Upon completion of the Transactions, it is expected that there will be 557 million common shares of the combined company issued and outstanding as well as options and warrants to acquire a further aggregate of 109 million common shares. Furthermore, upon completion of the Arrangement the then outstanding common shares of the combined company will be held as follows:

  • 15.2 million shares (2.7%) held by former shareholders of J55;
  • 246.9 million shares (44.3%) held by former shareholders of GameCo (inclusive of the conversion of the Subscription Receipts);
  • 60 million shares (10.8%) held by former shareholders of Luminosity;
  • 213.1 million shares (38.2%) held by former shareholders of Enthusiast Gaming; and
  • 22.2 million shares (4.0%) held by former holders of the Debentures assuming conversion at a price of $0.45.

In addition, it is expected that there will be outstanding combined company convertible securities which will be redeemable for, or convertible into, an aggregate of 25 million common shares of the combined company.

About Enthusiast Gaming

Founded in 2014, Enthusiast Gaming Holdings Inc. (TSX.V:EGLX) (OTCQB:EGHIF) is the largest vertically integrated video game company and has the fastest-growing online community of video gamers. Through the Company’s organic and acquisition strategy, it has amassed a platform of over 150 million monthly visitors across its network of websites and YouTube channels. Enthusiast also owns and operates Canada’s largest gaming expo, Enthusiast Gaming Live Expo, EGLX, (eglx.ca) with approximately 55,000 people attending in 2018. For more information on the Company, visit www.enthusiastgaming.com.

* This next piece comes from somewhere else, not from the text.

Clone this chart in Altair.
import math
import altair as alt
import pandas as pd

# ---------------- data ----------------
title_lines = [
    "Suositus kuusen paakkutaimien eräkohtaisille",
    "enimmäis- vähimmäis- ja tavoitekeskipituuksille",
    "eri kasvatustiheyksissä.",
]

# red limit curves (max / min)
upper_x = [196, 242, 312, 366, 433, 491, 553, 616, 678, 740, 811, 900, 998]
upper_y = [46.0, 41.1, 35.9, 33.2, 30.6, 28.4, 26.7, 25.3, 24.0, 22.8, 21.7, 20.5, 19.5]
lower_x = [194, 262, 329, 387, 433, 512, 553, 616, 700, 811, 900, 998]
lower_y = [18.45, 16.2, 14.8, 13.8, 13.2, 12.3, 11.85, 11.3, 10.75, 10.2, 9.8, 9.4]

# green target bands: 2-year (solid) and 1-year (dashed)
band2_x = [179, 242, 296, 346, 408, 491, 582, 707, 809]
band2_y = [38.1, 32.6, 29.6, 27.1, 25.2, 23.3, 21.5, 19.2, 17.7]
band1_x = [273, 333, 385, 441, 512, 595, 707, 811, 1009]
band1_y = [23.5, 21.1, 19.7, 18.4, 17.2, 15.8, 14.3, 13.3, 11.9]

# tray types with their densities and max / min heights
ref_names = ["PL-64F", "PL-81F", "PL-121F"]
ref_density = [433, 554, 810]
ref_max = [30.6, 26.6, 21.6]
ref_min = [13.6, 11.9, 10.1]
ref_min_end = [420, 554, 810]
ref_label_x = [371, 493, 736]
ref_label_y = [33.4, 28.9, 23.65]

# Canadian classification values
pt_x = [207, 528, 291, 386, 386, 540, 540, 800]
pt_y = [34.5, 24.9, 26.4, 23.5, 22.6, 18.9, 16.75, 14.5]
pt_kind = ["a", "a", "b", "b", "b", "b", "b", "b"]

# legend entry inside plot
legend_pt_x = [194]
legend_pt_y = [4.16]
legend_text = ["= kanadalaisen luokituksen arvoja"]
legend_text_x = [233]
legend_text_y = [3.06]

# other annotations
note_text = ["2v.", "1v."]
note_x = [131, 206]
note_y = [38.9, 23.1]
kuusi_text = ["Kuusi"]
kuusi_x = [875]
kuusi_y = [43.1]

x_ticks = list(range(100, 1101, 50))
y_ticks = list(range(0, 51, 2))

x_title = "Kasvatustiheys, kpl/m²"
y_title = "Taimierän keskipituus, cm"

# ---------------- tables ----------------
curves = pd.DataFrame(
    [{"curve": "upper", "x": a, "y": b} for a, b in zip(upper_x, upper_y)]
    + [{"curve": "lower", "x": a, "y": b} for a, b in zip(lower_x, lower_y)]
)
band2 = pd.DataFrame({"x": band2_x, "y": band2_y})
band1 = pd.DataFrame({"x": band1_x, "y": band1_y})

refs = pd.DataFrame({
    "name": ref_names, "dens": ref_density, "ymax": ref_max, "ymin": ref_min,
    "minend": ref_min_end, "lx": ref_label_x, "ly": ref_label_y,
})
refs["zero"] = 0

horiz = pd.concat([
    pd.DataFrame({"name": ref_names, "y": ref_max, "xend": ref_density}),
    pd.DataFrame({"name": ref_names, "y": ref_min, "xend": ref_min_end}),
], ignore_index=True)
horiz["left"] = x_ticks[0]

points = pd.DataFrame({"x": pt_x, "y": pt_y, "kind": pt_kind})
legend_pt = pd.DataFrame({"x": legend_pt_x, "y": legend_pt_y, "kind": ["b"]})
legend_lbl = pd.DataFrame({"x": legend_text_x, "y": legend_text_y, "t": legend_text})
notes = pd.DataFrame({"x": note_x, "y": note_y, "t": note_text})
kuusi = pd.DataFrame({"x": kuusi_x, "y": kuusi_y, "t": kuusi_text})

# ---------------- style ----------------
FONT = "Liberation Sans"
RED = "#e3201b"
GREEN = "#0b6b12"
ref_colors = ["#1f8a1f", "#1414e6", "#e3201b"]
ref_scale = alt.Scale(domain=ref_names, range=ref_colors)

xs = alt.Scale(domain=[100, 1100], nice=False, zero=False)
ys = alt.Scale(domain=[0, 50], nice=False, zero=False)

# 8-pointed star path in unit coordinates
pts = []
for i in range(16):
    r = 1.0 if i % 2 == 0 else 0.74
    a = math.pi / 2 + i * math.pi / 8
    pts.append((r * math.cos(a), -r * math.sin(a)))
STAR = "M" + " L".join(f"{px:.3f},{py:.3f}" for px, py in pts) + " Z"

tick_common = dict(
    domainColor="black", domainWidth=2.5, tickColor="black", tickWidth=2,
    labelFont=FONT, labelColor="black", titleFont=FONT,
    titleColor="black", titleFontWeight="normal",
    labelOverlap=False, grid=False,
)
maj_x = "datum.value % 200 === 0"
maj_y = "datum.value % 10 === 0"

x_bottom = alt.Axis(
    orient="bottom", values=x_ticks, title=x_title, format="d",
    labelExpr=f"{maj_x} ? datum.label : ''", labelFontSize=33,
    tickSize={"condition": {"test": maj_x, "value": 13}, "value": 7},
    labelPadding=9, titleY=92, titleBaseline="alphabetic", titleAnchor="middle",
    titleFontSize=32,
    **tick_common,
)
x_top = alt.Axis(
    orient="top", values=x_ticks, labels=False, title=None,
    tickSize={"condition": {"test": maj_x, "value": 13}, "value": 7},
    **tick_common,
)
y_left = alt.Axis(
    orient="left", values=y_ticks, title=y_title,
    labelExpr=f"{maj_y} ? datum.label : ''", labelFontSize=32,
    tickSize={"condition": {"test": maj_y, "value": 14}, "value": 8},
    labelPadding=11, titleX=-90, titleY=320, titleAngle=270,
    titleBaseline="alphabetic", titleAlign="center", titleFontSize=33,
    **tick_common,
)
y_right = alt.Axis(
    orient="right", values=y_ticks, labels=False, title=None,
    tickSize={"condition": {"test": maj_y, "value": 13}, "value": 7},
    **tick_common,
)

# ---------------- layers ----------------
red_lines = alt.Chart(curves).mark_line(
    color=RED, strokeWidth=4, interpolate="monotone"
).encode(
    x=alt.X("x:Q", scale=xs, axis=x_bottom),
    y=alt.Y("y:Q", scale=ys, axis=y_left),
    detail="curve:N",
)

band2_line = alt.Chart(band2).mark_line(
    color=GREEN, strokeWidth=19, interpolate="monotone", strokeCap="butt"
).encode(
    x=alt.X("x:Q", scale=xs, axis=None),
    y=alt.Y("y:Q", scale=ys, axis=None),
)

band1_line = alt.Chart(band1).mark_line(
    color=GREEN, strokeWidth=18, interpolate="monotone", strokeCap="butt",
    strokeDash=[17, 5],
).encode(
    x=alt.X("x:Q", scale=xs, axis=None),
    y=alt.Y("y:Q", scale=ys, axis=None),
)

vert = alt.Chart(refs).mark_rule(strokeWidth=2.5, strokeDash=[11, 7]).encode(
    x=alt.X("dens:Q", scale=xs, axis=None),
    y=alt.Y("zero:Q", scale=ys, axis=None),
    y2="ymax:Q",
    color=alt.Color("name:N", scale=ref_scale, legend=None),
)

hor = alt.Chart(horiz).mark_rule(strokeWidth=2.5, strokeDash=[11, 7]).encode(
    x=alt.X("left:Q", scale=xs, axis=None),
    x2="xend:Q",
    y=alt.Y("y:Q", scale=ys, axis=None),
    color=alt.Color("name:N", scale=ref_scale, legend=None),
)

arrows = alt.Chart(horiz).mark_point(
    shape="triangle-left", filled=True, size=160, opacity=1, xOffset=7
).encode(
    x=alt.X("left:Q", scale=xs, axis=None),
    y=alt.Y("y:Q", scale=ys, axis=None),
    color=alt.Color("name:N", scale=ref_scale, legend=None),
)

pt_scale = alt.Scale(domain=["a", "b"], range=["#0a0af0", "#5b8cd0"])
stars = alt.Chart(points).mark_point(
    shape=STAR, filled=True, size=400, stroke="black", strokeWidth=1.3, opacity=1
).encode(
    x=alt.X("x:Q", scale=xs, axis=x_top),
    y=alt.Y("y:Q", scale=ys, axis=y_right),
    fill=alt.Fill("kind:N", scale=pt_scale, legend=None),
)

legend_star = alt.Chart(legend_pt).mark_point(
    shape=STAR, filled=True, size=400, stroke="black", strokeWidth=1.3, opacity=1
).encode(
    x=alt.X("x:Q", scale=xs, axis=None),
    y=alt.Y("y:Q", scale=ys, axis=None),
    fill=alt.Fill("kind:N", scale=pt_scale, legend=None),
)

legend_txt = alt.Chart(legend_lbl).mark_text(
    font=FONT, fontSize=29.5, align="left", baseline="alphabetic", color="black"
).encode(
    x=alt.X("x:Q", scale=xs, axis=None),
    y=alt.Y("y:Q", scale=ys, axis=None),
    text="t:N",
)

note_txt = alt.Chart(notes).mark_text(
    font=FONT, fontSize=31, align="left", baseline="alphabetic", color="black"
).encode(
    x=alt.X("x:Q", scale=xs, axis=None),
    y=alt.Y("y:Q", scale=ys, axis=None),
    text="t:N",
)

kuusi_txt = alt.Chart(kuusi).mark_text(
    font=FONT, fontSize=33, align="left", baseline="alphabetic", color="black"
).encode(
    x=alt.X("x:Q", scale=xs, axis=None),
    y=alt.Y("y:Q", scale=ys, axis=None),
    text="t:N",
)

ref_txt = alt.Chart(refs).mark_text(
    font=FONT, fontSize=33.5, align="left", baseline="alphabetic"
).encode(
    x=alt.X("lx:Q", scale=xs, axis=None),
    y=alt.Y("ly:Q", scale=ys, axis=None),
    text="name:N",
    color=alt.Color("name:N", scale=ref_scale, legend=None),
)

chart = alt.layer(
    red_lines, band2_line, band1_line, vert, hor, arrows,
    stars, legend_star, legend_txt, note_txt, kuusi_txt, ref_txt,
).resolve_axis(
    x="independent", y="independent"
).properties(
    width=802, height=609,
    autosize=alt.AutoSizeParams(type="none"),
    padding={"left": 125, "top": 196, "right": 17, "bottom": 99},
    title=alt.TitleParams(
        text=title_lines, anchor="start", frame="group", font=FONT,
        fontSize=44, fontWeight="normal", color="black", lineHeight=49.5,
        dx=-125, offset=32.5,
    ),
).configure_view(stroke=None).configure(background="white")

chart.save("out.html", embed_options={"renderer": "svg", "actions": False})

Certain information in this news release constitutes forward-looking statements under applicable securities laws. Any statements that are contained in this news release that are not statements of historical fact are forward-looking statements. Forward-looking statements are often identified by terms such as “may”, “should”, “anticipate”, “expect”, “potential”, “believe”, “intend”, “estimate” or the negative of these terms and similar expressions. Forward-looking statements in this news release include, but are not limited to: statements with respect to the completion of the Transactions and the timing for its completion; the satisfaction of closing conditions which include, without limitation (i) required shareholder approval, (ii) necessary court approval in connection with the plan of arrangement, (iii) receipt of any required approvals, (iv) certain termination rights available to the parties under the Arrangement Agreement, (v) obtaining the necessary approvals from the TSXV, (vi) other closing conditions, including compliance by the parties with various covenants contained in the Arrangement Agreement, (vii) statements with respect to the effect of the Transaction on the parties; and (viii) statements with respect to the anticipated benefits associated with the Transactions.

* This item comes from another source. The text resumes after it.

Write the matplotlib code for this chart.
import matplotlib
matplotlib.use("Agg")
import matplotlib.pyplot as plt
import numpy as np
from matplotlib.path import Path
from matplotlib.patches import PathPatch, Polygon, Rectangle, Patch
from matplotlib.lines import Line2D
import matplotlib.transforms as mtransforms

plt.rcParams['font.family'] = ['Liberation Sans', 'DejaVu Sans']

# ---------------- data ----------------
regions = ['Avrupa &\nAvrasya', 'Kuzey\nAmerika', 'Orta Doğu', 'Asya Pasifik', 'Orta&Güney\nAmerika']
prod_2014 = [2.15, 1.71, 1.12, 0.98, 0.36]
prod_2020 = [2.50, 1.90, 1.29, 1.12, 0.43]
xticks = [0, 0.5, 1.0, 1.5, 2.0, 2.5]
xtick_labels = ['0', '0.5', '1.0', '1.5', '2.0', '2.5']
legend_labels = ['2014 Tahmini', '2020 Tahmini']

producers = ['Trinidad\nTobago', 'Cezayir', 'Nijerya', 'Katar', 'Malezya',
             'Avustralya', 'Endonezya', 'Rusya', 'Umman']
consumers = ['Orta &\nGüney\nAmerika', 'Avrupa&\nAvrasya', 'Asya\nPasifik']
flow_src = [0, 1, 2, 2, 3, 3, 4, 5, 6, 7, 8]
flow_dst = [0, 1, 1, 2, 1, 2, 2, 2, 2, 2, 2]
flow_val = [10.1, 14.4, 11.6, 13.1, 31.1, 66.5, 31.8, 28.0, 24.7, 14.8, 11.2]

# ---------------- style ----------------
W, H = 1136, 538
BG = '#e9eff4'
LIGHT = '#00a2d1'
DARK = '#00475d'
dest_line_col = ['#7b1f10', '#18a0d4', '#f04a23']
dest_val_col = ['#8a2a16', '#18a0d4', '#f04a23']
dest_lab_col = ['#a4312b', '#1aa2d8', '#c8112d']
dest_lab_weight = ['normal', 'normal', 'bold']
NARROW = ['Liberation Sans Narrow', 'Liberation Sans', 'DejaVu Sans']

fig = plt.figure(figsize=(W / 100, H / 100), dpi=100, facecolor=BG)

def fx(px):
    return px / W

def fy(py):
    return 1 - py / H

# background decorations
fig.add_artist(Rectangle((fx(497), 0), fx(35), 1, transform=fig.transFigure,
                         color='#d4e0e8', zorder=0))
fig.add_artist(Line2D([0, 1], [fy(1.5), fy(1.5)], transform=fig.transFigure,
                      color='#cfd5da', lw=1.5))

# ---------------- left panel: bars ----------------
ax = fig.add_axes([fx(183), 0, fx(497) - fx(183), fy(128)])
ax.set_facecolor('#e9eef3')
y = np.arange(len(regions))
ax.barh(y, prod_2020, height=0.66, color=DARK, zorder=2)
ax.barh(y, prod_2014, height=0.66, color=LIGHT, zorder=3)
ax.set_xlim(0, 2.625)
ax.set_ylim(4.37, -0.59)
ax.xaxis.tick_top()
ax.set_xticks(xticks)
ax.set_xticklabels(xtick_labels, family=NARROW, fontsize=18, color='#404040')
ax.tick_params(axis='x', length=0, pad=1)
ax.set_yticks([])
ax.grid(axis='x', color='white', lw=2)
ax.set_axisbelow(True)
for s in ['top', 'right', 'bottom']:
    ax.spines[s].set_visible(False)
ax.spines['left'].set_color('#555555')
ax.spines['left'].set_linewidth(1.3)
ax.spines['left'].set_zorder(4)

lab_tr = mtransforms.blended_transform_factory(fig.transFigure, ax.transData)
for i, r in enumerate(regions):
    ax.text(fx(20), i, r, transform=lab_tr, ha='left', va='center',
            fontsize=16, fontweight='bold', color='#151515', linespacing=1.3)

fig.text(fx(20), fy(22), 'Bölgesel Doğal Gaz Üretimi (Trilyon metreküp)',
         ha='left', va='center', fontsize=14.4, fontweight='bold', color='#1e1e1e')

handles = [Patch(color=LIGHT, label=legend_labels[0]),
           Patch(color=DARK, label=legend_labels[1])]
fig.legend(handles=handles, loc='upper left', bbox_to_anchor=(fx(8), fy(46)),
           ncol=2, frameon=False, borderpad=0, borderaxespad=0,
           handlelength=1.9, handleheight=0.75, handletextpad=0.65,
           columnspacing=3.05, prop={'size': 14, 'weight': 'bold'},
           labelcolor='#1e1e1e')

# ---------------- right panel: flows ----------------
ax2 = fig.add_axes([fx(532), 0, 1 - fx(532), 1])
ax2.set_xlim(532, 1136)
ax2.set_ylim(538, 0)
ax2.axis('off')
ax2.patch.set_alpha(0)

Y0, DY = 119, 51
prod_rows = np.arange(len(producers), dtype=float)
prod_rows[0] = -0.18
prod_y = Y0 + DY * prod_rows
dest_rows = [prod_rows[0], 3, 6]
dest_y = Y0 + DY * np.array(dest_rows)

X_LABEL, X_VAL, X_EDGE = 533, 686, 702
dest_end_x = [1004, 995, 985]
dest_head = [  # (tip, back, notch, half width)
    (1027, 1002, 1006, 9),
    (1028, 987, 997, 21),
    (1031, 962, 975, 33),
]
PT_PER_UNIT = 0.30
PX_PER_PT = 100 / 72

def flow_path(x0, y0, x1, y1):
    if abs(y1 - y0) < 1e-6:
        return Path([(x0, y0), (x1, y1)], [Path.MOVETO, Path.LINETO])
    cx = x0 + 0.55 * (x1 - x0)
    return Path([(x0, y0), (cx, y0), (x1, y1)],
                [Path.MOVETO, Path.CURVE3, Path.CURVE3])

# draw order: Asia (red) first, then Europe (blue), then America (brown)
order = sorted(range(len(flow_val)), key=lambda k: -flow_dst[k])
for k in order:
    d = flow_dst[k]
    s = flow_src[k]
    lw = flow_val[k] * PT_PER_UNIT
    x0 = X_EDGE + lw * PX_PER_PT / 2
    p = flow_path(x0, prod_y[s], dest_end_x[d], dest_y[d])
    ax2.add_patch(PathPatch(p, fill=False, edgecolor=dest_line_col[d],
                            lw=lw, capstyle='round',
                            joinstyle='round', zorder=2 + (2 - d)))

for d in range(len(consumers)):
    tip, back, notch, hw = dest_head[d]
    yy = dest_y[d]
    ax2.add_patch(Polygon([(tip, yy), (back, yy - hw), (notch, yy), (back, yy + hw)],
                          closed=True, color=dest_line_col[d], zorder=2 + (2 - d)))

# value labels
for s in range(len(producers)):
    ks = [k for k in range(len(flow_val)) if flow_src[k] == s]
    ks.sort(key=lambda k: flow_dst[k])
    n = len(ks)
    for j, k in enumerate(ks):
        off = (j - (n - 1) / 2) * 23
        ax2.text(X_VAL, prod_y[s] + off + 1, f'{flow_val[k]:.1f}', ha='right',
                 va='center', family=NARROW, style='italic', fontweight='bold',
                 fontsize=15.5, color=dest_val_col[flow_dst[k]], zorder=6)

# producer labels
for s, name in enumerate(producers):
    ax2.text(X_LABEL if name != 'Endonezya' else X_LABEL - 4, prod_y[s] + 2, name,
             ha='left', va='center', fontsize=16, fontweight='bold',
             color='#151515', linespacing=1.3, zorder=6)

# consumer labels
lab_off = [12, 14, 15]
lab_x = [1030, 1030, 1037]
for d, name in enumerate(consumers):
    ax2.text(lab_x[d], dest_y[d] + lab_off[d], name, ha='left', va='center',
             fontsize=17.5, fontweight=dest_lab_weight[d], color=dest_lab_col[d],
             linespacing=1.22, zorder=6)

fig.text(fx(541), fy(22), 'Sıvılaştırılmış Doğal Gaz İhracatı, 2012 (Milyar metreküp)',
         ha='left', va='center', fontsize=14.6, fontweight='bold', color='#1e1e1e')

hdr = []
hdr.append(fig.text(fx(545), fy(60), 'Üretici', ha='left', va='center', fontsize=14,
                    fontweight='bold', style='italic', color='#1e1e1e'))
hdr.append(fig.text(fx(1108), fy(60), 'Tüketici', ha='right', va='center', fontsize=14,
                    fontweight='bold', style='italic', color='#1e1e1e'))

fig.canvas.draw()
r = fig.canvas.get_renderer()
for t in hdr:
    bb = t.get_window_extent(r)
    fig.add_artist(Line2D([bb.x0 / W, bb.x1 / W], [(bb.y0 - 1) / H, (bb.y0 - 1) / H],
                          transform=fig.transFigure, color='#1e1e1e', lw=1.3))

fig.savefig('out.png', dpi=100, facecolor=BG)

Forward-looking statements are based on certain assumptions regarding Enthusiast, GameCo, J55 and Luminosity, including the completion of the Transactions, anticipated benefits from the Transactions, and expected growth, results of operations, performance, industry trends and growth opportunities. While Enthusiast, GameCo, J55 and Luminosity consider these assumptions to be reasonable, based on information currently available, they may prove to be incorrect. Readers are cautioned not to place undue reliance on forward-looking statements.

The assumptions of Enthusiast, GameCo, J55, and Luminosity, although considered reasonable by them at the time of preparation, may prove to be incorrect. In addition, forward-looking statements necessarily involve known and unknown risks, including, without limitation, risks associated with general economic conditions; adverse industry events; future legislative, tax and regulatory developments; inability to access sufficient capital from internal and external sources, and/or inability to access sufficient capital on favourable terms; the inability to implement business strategies; competition; currency and interest rate fluctuations and other risks. Among other things, there can be no assurance that the Transactions will be completed or that the anticipated benefits from the Transactions will be achieved. Readers are cautioned that the foregoing list is not exhaustive. Readers are further cautioned not to place undue reliance on forward-looking statements as there can be no assurance that the plans, intentions or expectations upon which they are placed will occur. Such information, although considered reasonable by management at the time of preparation, may prove to be incorrect and actual results may differ materially from those anticipated. For more information on the risk, uncertainties and assumptions that could cause anticipated opportunities and actual results to differ materially, please refer to the public filings of Enthusiast and J55 which are available on SEDAR at www.sedar.com. Forward-looking statements contained in this news release are expressly qualified by this cautionary statement and reflect our expectations as of the date hereof, and thus are subject to change thereafter. Enthusiast, GameCo, J55, and Luminosity disclaim any intention or obligation to update or revise any forward-looking statements, whether as a result of new information, future events or otherwise, except as required by law.

Neither the TSX Venture Exchange nor it’s Regulation Services Provider (as that term is defined in the policies of the TSX Venture Exchange) accept responsibility for the adequacy or accuracy of this release. The securities of the Corporation have not been and will not be registered under the United States Securities Act of 1933, as amended and may not be offered or sold in the United States absent registration or an applicable exemption from the registration requirement. This press release shall not constitute an offer to sell or the solicitation of an offer to buy nor shall there be any sale of the securities in any jurisdiction in which such offer, solicitation or sale would be unlawful.